• **TO BE DONE**
Retype the lines beneath this one, from the first through the line containing "Chart.register(...registerables);". Pictures are left out.

• **DATA**
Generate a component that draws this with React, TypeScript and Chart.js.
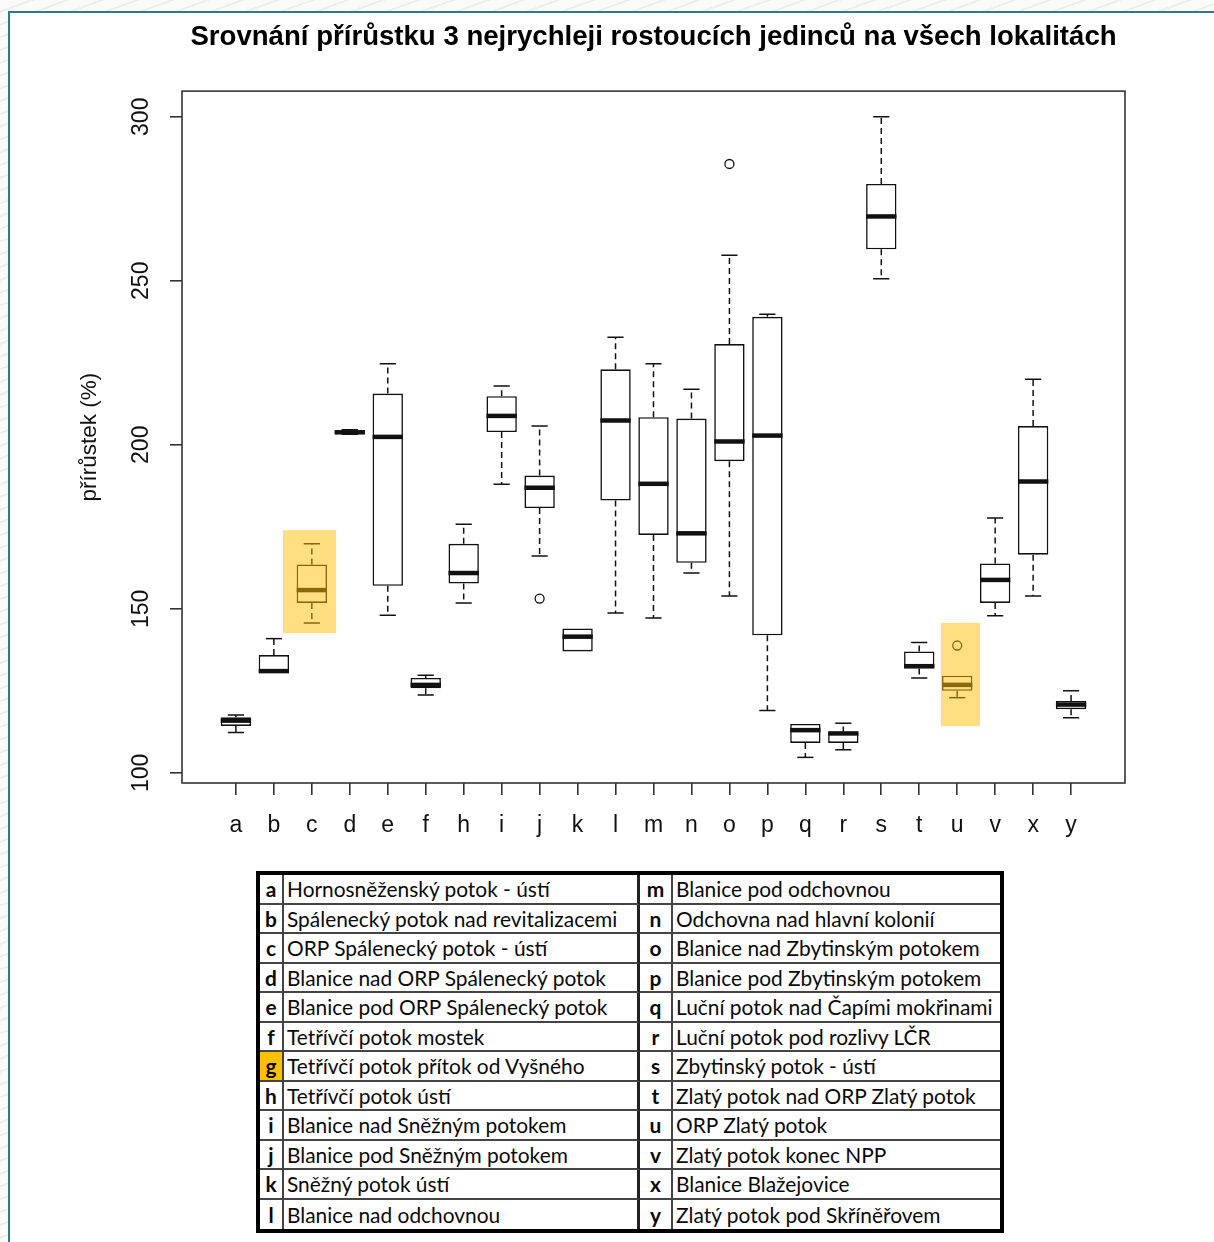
import React, { useEffect, useRef } from 'react';
import { Chart, registerables } from 'chart.js';

Chart.register(...registerables);

// ---------- data ----------
const categories = ['a', 'b', 'c', 'd', 'e', 'f', 'h', 'i', 'j', 'k', 'l', 'm', 'n', 'o', 'p', 'q', 'r', 's', 't', 'u', 'v', 'x', 'y'];
const whiskerLow = [112.3, 130.7, 145.7, 203.2, 148.0, 123.7, 151.8, 188.0, 166.1, 137.0, 148.7, 147.2, 160.9, 153.9, 119.0, 104.7, 107.0, 250.6, 128.9, 122.9, 147.9, 153.9, 116.8];
const quartile1 = [114.3, 130.7, 151.8, 203.4, 157.0, 125.8, 157.7, 203.9, 180.7, 137.0, 183.0, 172.5, 164.0, 195.0, 141.9, 109.1, 109.1, 259.6, 131.8, 125.0, 151.8, 166.5, 119.4];
const medians = [115.9, 131.0, 155.7, 203.8, 202.4, 126.8, 160.9, 208.8, 186.9, 141.5, 207.4, 188.1, 173.0, 201.0, 202.8, 113.0, 112.0, 269.6, 132.5, 126.8, 158.8, 188.8, 120.8];
const quartile3 = [116.9, 135.9, 163.5, 204.3, 215.6, 128.9, 169.8, 214.8, 190.6, 144.0, 223.0, 208.4, 208.0, 230.7, 239.0, 114.9, 112.3, 279.5, 137.0, 129.6, 163.8, 205.7, 121.9];
const whiskerHigh = [117.6, 140.9, 169.8, 204.6, 224.7, 129.7, 175.8, 217.9, 205.7, 144.0, 232.8, 224.7, 216.9, 257.8, 239.8, 114.9, 115.1, 300.0, 139.7, 129.6, 177.7, 220.0, 125.0];
const outlierCategories = ['j', 'o', 'u'];
const outlierValues = [153.1, 285.6, 138.8];
const yTickValues = [100, 150, 200, 250, 300];

// highlighted regions (data units)
const highlightXFrom = [2.24, 19.57];
const highlightXTo = [3.64, 20.6];
const highlightYFrom = [142.6, 114.2];
const highlightYTo = [174.0, 145.7];

const titleText = 'Srovnání přírůstku 3 nejrychleji rostoucích jedinců na všech lokalitách';
const yAxisTitle = 'přírůstek (%)';

const legendLettersLeft = ['a', 'b', 'c', 'd', 'e', 'f', 'g', 'h', 'i', 'j', 'k', 'l'];
const legendNamesLeft = [
  'Hornosněženský potok - ústí',
  'Spálenecký potok nad revitalizacemi',
  'ORP Spálenecký potok - ústí',
  'Blanice nad ORP Spálenecký potok',
  'Blanice pod ORP Spálenecký potok',
  'Tetřívčí potok mostek',
  'Tetřívčí potok přítok od Vyšného',
  'Tetřívčí potok ústí',
  'Blanice nad Sněžným potokem',
  'Blanice pod Sněžným potokem',
  'Sněžný potok ústí',
  'Blanice nad odchovnou',
];
const legendLettersRight = ['m', 'n', 'o', 'p', 'q', 'r', 's', 't', 'u', 'v', 'x', 'y'];
const legendNamesRight = [
  'Blanice pod odchovnou',
  'Odchovna nad hlavní kolonií',
  'Blanice nad Zbytinským potokem',
  'Blanice pod Zbytinským potokem',
  'Luční potok nad Čapími mokřinami',
  'Luční potok pod rozlivy LČR',
  'Zbytinský potok - ústí',
  'Zlatý potok nad ORP Zlatý potok',
  'ORP Zlatý potok',
  'Zlatý potok konec NPP',
  'Blanice Blažejovice',
  'Zlatý potok pod Skříněřovem',
];
const highlightedLegendLetter = 'g';

// ---------- styling ----------
const FONT = "'Liberation Sans', Arial, sans-serif";
const INK = '#111';
const AXIS = '#333';
const HIGHLIGHT = 'rgba(255, 192, 0, 0.5)';

const boxPlotPlugin = {
  id: 'boxPlotDecor',
  afterDatasetsDraw(chart: any) {
    const { ctx, chartArea, scales } = chart;
    const xs = scales.x;
    const ys = scales.y;
    const meta = chart.getDatasetMeta(0);
    ctx.save();
    categories.forEach((_, i) => {
      const bar = meta.data[i];
      const cx = xs.getPixelForValue(i + 1);
      const half = bar.width / 2;
      const capHalf = half / 2 + 0.5;
      const pq1 = ys.getPixelForValue(quartile1[i]);
      const pq3 = ys.getPixelForValue(quartile3[i]);
      const plo = ys.getPixelForValue(whiskerLow[i]);
      const phi = ys.getPixelForValue(whiskerHigh[i]);
      const pmed = ys.getPixelForValue(medians[i]);
      ctx.strokeStyle = INK;
      ctx.lineWidth = 1.5;
      ctx.lineCap = 'butt';
      ctx.setLineDash([6, 4]);
      ctx.beginPath();
      if (whiskerHigh[i] > quartile3[i]) {
        ctx.moveTo(cx, pq3);
        ctx.lineTo(cx, phi);
      }
      if (whiskerLow[i] < quartile1[i]) {
        ctx.moveTo(cx, pq1);
        ctx.lineTo(cx, plo);
      }
      ctx.stroke();
      ctx.setLineDash([]);
      ctx.beginPath();
      if (whiskerHigh[i] > quartile3[i]) {
        ctx.moveTo(cx - capHalf, phi);
        ctx.lineTo(cx + capHalf, phi);
      }
      if (whiskerLow[i] < quartile1[i]) {
        ctx.moveTo(cx - capHalf, plo);
        ctx.lineTo(cx + capHalf, plo);
      }
      ctx.stroke();
      ctx.lineWidth = 4.5;
      ctx.beginPath();
      ctx.moveTo(cx - half, pmed);
      ctx.lineTo(cx + half, pmed);
      ctx.stroke();
    });
    // plot frame
    ctx.lineWidth = 1.6;
    ctx.strokeStyle = AXIS;
    ctx.strokeRect(chartArea.left, chartArea.top, chartArea.right - chartArea.left, chartArea.bottom - chartArea.top);
    // highlight overlays
    ctx.fillStyle = HIGHLIGHT;
    highlightXFrom.forEach((x0, k) => {
      const px0 = xs.getPixelForValue(x0);
      const px1 = xs.getPixelForValue(highlightXTo[k]);
      const py0 = ys.getPixelForValue(highlightYTo[k]);
      const py1 = ys.getPixelForValue(highlightYFrom[k]);
      ctx.fillRect(px0, py0, px1 - px0, py1 - py0);
    });
    ctx.restore();
  },
};

export default function App() {
  const canvasRef = useRef<HTMLCanvasElement | null>(null);

  useEffect(() => {
    const canvas = canvasRef.current;
    if (!canvas) return;
    const n = categories.length;
    const allLow = Math.min(...whiskerLow, ...outlierValues);
    const allHigh = Math.max(...whiskerHigh, ...outlierValues);
    const span = allHigh - allLow;

    const tickFont = { family: FONT, size: 23, lineHeight: 1.2 };
    const gridOpts = {
      drawOnChartArea: false,
      drawTicks: true,
      tickLength: 12,
      color: AXIS,
      lineWidth: 1.6,
      offset: false,
    };

    const chart = new Chart(canvas, {
      type: 'bar',
      data: {
        datasets: [
          {
            type: 'bar',
            data: categories.map((_, i) => ({ x: i + 1, y: [quartile1[i], quartile3[i]] })) as any,
            backgroundColor: '#ffffff',
            borderColor: INK,
            borderWidth: 1.6,
            borderSkipped: false,
            barPercentage: 0.8,
            categoryPercentage: 1,
          } as any,
          {
            type: 'scatter',
            data: outlierCategories.map((c, i) => ({ x: categories.indexOf(c) + 1, y: outlierValues[i] })),
            pointStyle: 'circle',
            pointRadius: 4.5,
            pointBorderWidth: 1.3,
            pointBorderColor: INK,
            pointBackgroundColor: 'rgba(0,0,0,0)',
            showLine: false,
          } as any,
        ],
      },
      options: {
        responsive: false,
        devicePixelRatio: 1,
        animation: false,
        events: [],
        layout: { padding: { left: 0, right: 89, top: 0, bottom: 0 } },
        plugins: {
          legend: { display: false },
          tooltip: { enabled: false },
          title: {
            display: true,
            text: titleText,
            fullSize: false,
            color: '#000',
            font: { family: FONT, size: 27.6, weight: 'bold', lineHeight: 1.2 },
            padding: { top: 21, bottom: 37 },
          },
        },
        scales: {
          x: {
            type: 'linear',
            min: 0.5 - 0.04 * n,
            max: n + 0.5 + 0.04 * n,
            offset: false,
            afterBuildTicks: (s: any) => {
              s.ticks = categories.map((_, i) => ({ value: i + 1 }));
            },
            afterFit: (s: any) => {
              s.height = 77;
            },
            grid: gridOpts,
            border: { display: false },
            ticks: {
              autoSkip: false,
              minRotation: 0,
              maxRotation: 0,
              padding: 17,
              color: INK,
              font: tickFont,
              callback: (_v: any, idx: number) => categories[idx],
            },
          },
          y: {
            type: 'linear',
            min: allLow - 0.04 * span,
            max: allHigh + 0.04 * span,
            afterBuildTicks: (s: any) => {
              s.ticks = yTickValues.map((v) => ({ value: v }));
            },
            afterFit: (s: any) => {
              s.width = 182;
            },
            grid: gridOpts,
            border: { display: false },
            ticks: {
              minRotation: 90,
              maxRotation: 90,
              crossAlign: 'center',
              padding: 9,
              color: INK,
              font: tickFont,
              callback: (v: any) => String(v),
            },
            title: {
              display: true,
              text: yAxisTitle,
              color: INK,
              font: { family: FONT, size: 22.5, lineHeight: 1.2 },
              padding: { top: 76, bottom: 0 },
            },
          },
        },
      } as any,
      plugins: [boxPlotPlugin],
    });
    return () => chart.destroy();
  }, []);

  const frameColor = '#2a7c8c';
  const cellLine = '2px solid #444';

  const rows = legendLettersLeft.map((l, r) => [l, legendNamesLeft[r], legendLettersRight[r], legendNamesRight[r]]);

  return (
    <div
      style={{
        position: 'absolute',
        left: 0,
        top: 0,
        width: 1214,
        height: 1242,
        overflow: 'hidden',
        background: 'repeating-linear-gradient(160deg, #fafaf8 0px, #fafaf8 10px, #efeeea 10px, #efeeea 12px)',
      }}
    >
      <div
        style={{
          position: 'absolute',
          left: 8,
          top: 11,
          width: 1214 - 8,
          height: 1242 - 11,
          boxSizing: 'border-box',
          background: '#ffffff',
          borderLeft: `2px solid ${frameColor}`,
          borderTop: `2px solid ${frameColor}`,
        }}
      />
      <canvas
        ref={canvasRef}
        width={1214}
        height={860}
        style={{ position: 'absolute', left: 0, top: 0, width: 1214, height: 860 }}
      />
      <div
        style={{
          position: 'absolute',
          left: 256,
          top: 871,
          width: 748,
          height: 362,
          boxSizing: 'border-box',
          border: '4px solid #000',
          display: 'grid',
          gridTemplateColumns: '24px 356px 33px 1fr',
          gridTemplateRows: 'repeat(12, 1fr)',
          fontFamily: 'Lato, sans-serif',
          fontSize: 20.9,
          color: '#0a0a0a',
          background: '#fff',
        }}
      >
        {rows.map((row, r) =>
          row.map((txt, c) => {
            const isLetter = c === 0 || c === 2;
            const borderRight = c === 3 ? 'none' : c === 1 ? '3px solid #222' : cellLine;
            return (
              <div
                key={`${r}-${c}`}
                style={{
                  boxSizing: 'border-box',
                  borderBottom: r < rows.length - 1 ? cellLine : 'none',
                  borderRight,
                  display: 'flex',
                  alignItems: 'center',
                  justifyContent: isLetter ? 'center' : 'flex-start',
                  paddingLeft: isLetter ? 0 : 3,
                  fontWeight: isLetter ? 700 : 400,
                  whiteSpace: 'nowrap',
                  overflow: 'hidden',
                  background: isLetter && txt === highlightedLegendLetter ? '#FFC000' : 'transparent',
                }}
              >
                {txt}
              </div>
            );
          })
        )}
      </div>
    </div>
  );
}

• **SOLUTION TO THIS TASK**
Generate a component that draws this with React, TypeScript and Chart.js.
import React, { useEffect, useRef } from 'react';
import { Chart, registerables } from 'chart.js';

Chart.register(...registerables);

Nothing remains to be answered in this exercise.